Flushed with the success and his new wad of £1600, your acquaintance books in at the £150 a night Windsor Spa Hotel. You, as planned, go to your £50 a night bed and breakfast. Five days later, your acquaintance's business venture has not been going so well. Spending £150 a night, and losing around £100 a day at the racetrack, he is down to £400, with 10 days left to go. Worse still, the racecourse has temporarily shut down due to adverse economic conditions.
Your acquaintance, and his hotel, are both in trouble. However, you have a plan. You quite liked his big posh hotel room when you went to visit, and you do have spare money, because you budget carefully. So, accounting for the collapse in demand for hotel rooms, you suggest the following - he offers the B&B you are in £40 a night for your room for the remaining 10 days. You will then move in to his £150 a night room, paying £100 a night - busting your budget, but upgrading your holiday at a 30% discount.
Everyone reluctantly agrees to this, and you feel happy that your careful behaviour with your money has got you a nice holiday at a bargain price. Unbeknown to you, however, the hotel owners and your acquaintance have been to the Government to complain how unfair everything is, and how much hotels and horse-racing matter to the wider economy.

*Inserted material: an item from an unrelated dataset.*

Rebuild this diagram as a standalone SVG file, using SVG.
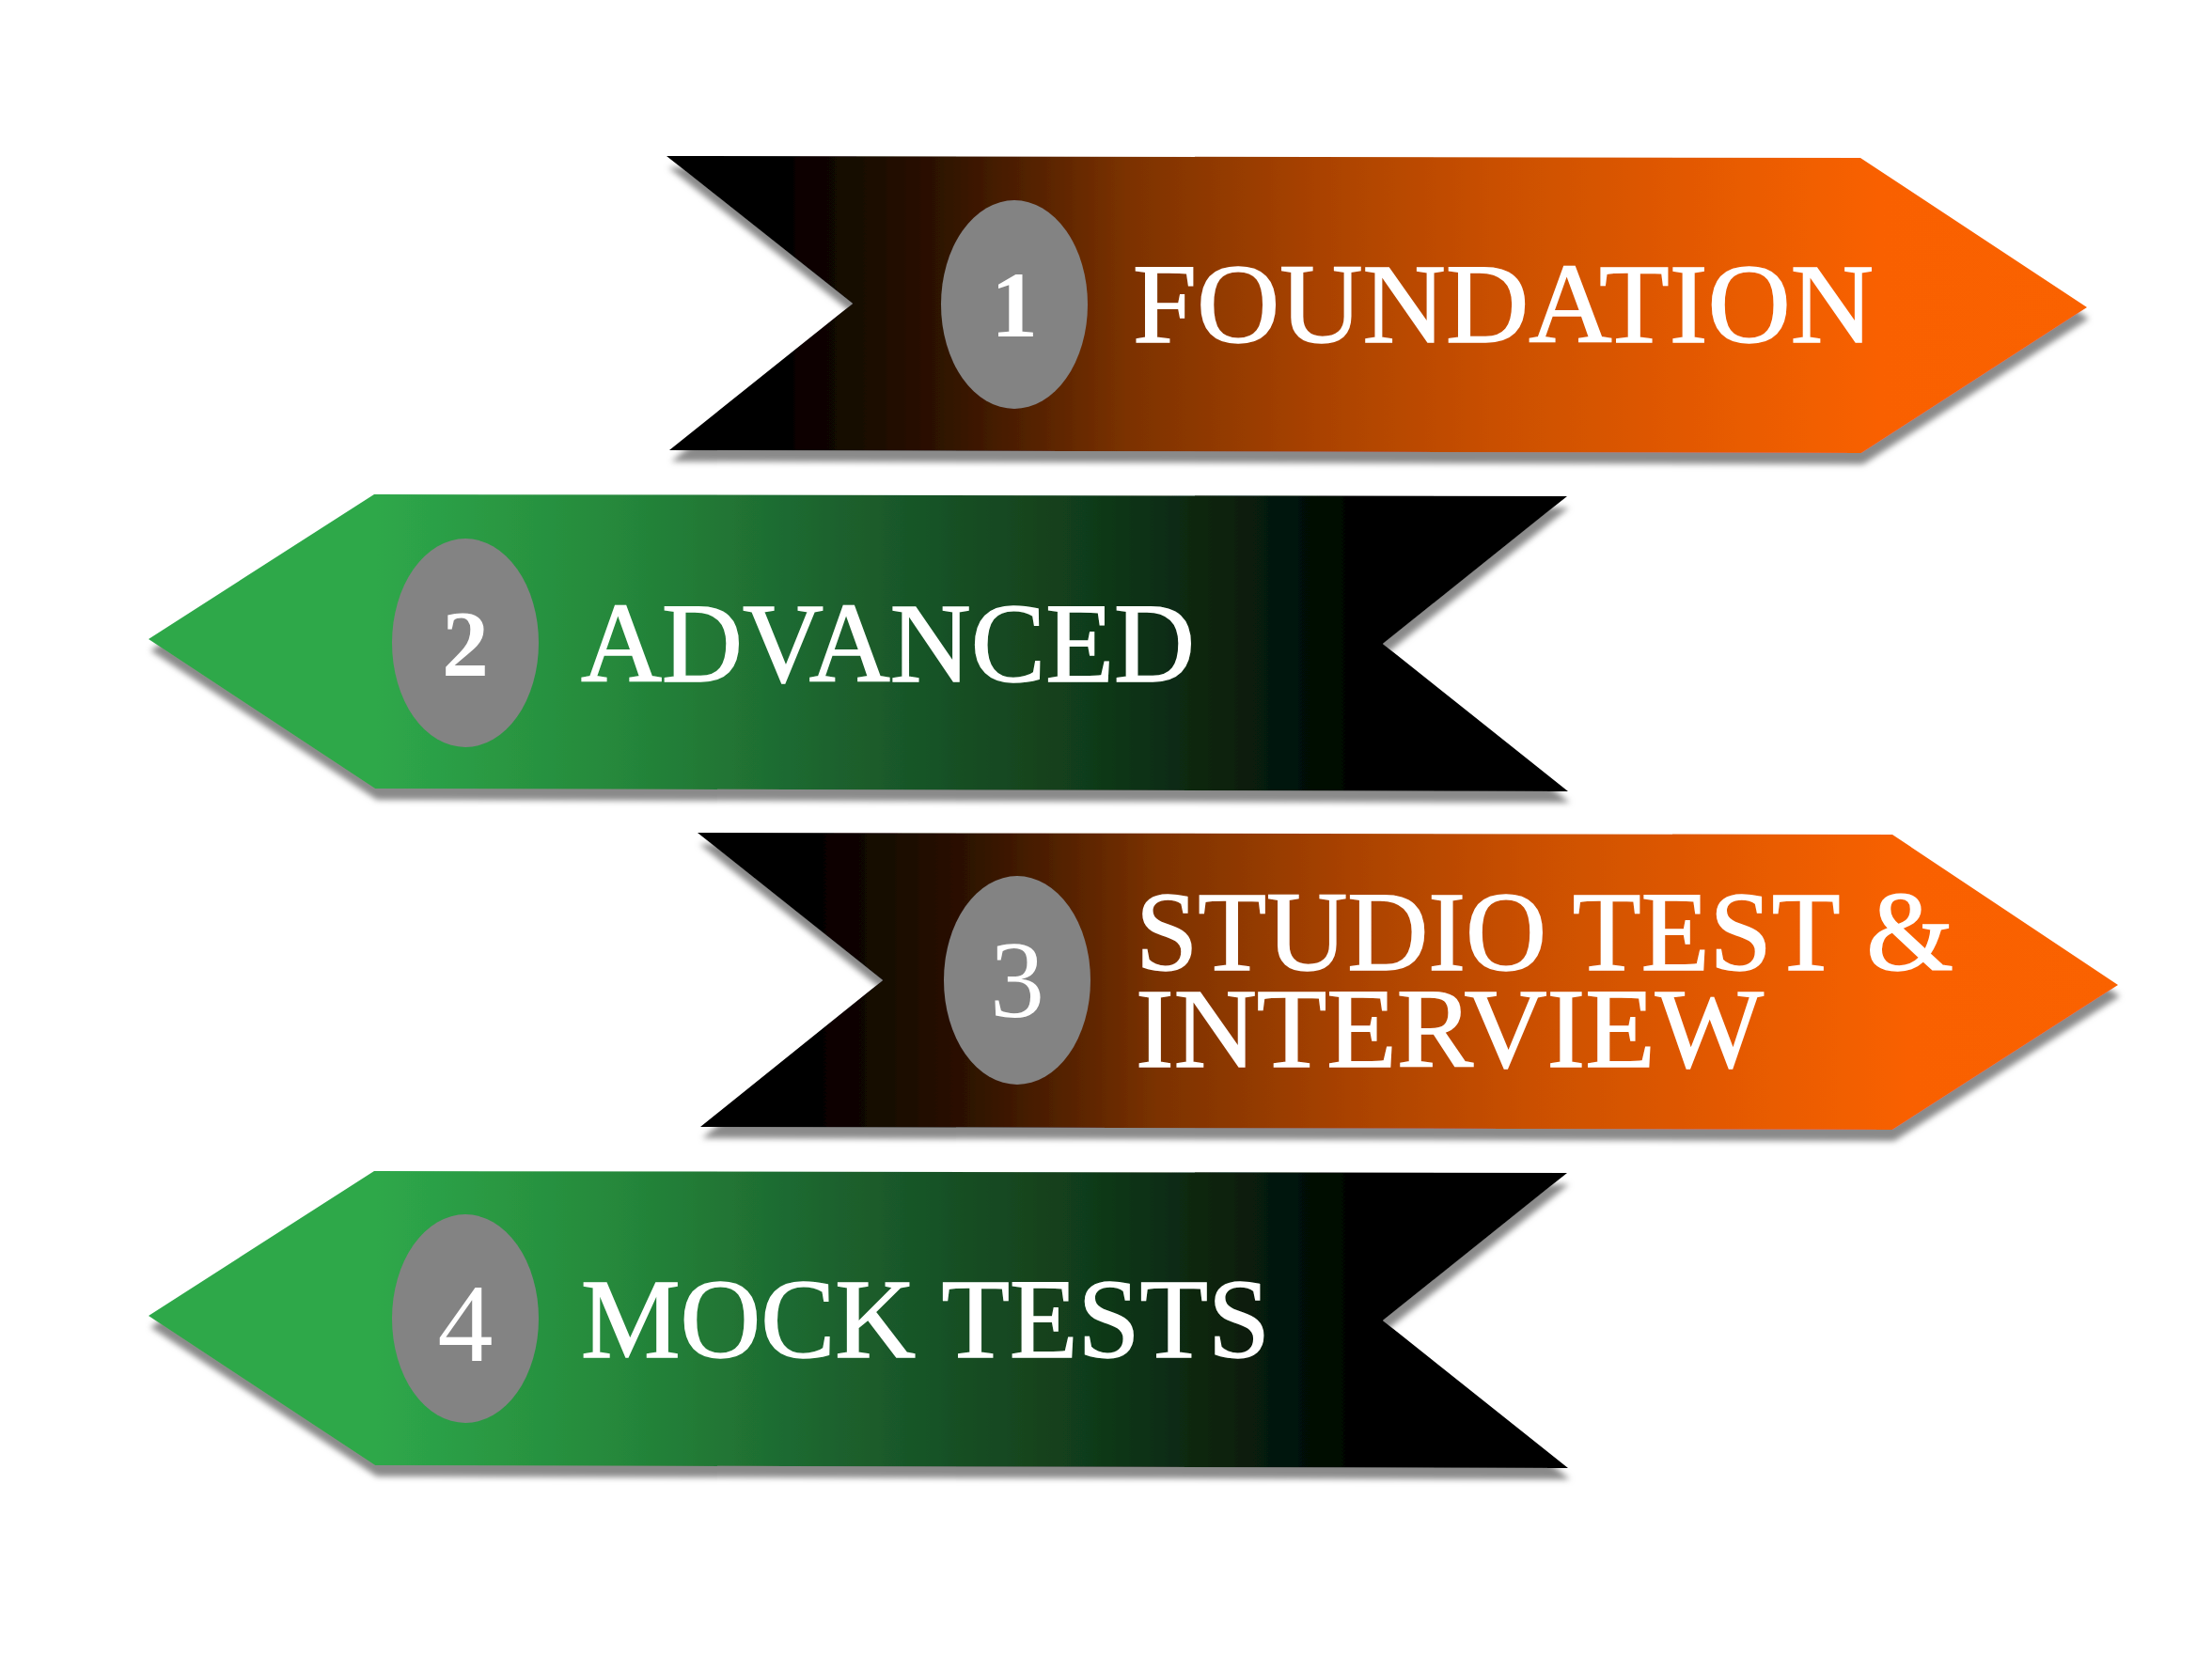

Bowing to this political pressure the Government steps in, reopens the racecourse, pays the difference between what your acquaintance can afford and what the owners of the posh hotel want for the room, and imposes a tax on careful budgets to make up the difference, meaning you are now £10 a day worse off than you were going to be when you first planned your holiday, and stuck back in the Bed and Breakfast.